Russian television game show

The Interception (Перехват; sometimes translated The Intercept) is a Russian game show which aired between 1997 and 1998. The concept was for the contestant to "steal" (actually, be given the keys to) a car and avoid the police for 35 minutes, who were tracking the car's location via a radio transmitter. If the contestant avoided the police, they won the car. The car chase was done in real Moscow streets, and had to obey traffic laws. At its peak, the show had 60 million viewers per episode.

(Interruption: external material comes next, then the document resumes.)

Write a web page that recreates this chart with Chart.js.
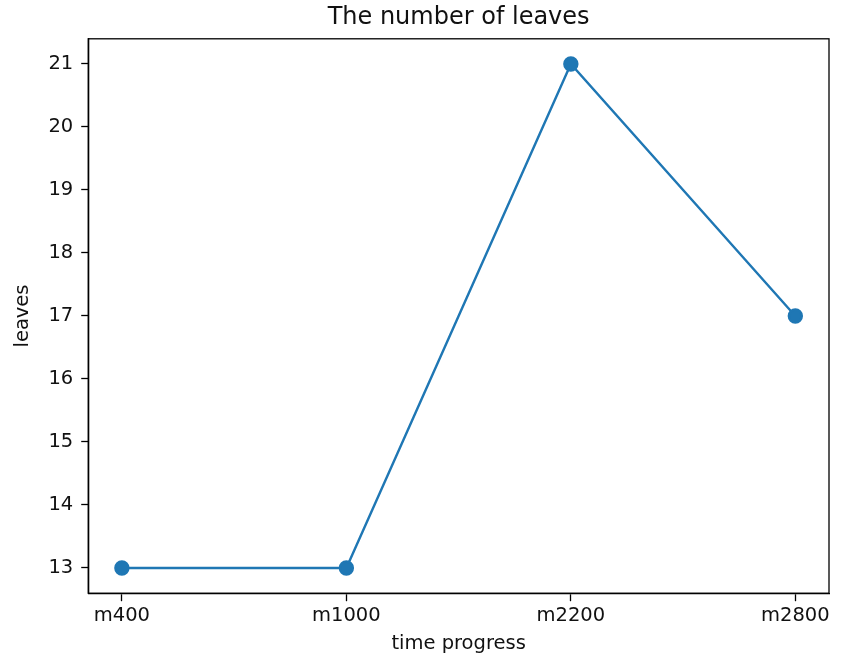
<!DOCTYPE html>
<html>
<head>
<meta charset="utf-8">
<script src="https://cdn.jsdelivr.net/npm/chart.js@4"></script>
<style>
  html, body { margin: 0; padding: 0; background: #fff; }
  #wrap { width: 844px; height: 656px; }
</style>
</head>
<body>
<div id="wrap"><canvas id="c" width="844" height="656"></canvas></div>
<script>
const categories = ["m400", "m1000", "m2200", "m2800"];
const leaves = [13, 13, 21, 17];
const yTicks = [13, 14, 15, 16, 17, 18, 19, 20, 21];

const FONT = "'DejaVu Sans', sans-serif";
const points = leaves.map((v, i) => ({ x: i, y: v }));

const framePlugin = {
  id: 'frame',
  afterDraw(chart) {
    const { ctx, chartArea: a } = chart;
    ctx.save();
    ctx.strokeStyle = '#000';
    ctx.lineWidth = 1.3;
    ctx.strokeRect(a.left, a.top, a.right - a.left, a.bottom - a.top);
    ctx.restore();
  }
};

new Chart(document.getElementById('c'), {
  type: 'line',
  data: {
    datasets: [{
      data: points,
      borderColor: '#1f77b4',
      backgroundColor: '#1f77b4',
      borderWidth: 2.4,
      pointRadius: 6.5,
      pointHoverRadius: 6.5,
      pointBackgroundColor: '#1f77b4',
      pointBorderColor: '#1f77b4',
      tension: 0,
      fill: false
    }]
  },
  options: {
    responsive: false,
    animation: false,
    layout: { padding: { left: 11, right: 15, top: 0, bottom: 0 } },
    plugins: {
      legend: { display: false },
      tooltip: { enabled: false },
      title: {
        display: true,
        text: 'The number of leaves',
        fullSize: false,
        color: '#111',
        font: { family: FONT, size: 24, weight: 'normal' },
        padding: { top: 3, bottom: 7 }
      }
    },
    scales: {
      x: {
        type: 'linear',
        min: -0.15,
        max: 3.15,
        grid: { drawOnChartArea: false, drawTicks: true, tickLength: 8, color: '#000', tickWidth: 1.3 },
        border: { display: true, color: '#000', width: 1.3 },
        ticks: {
          stepSize: 1,
          includeBounds: false,
          autoSkip: false,
          maxRotation: 0,
          color: '#111',
          padding: 3,
          font: { family: FONT, size: 19.5 },
          callback: (v) => (Number.isInteger(v) && categories[v] !== undefined) ? categories[v] : ''
        },
        afterBuildTicks: (s) => { s.ticks = categories.map((c, i) => ({ value: i })); },
        title: {
          display: true,
          text: 'time progress',
          color: '#111',
          font: { family: FONT, size: 19.5 },
          padding: { top: 2, bottom: 0 }
        }
      },
      y: {
        type: 'linear',
        min: 12.6,
        max: 21.4,
        grid: { drawOnChartArea: false, drawTicks: true, tickLength: 7, color: '#000', tickWidth: 1.3 },
        border: { display: true, color: '#000', width: 1.3 },
        afterBuildTicks: (s) => { s.ticks = yTicks.map(v => ({ value: v })); },
        ticks: {
          color: '#111',
          padding: 8,
          font: { family: FONT, size: 19.5 }
        },
        title: {
          display: true,
          text: 'leaves',
          color: '#111',
          font: { family: FONT, size: 19.5 },
          padding: { top: 0, bottom: 6 }
        }
      }
    }
  },
  plugins: [framePlugin]
});
</script>
</body>
</html>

The show was created with the cooperation of the Main Directorate for Traffic Safety (GAI); the officers chasing the "thief" were not actors. With the odds being heavily tilted against the "thieves" winning the car, the show had the aim of discouraging carjacking, which had become rampant. As the show failed to lower carjacking rates, it was cancelled due to police disinterest. Although its ratings during its run had made it the number one show on NTV, the GAI felt producers made them look like "clowns".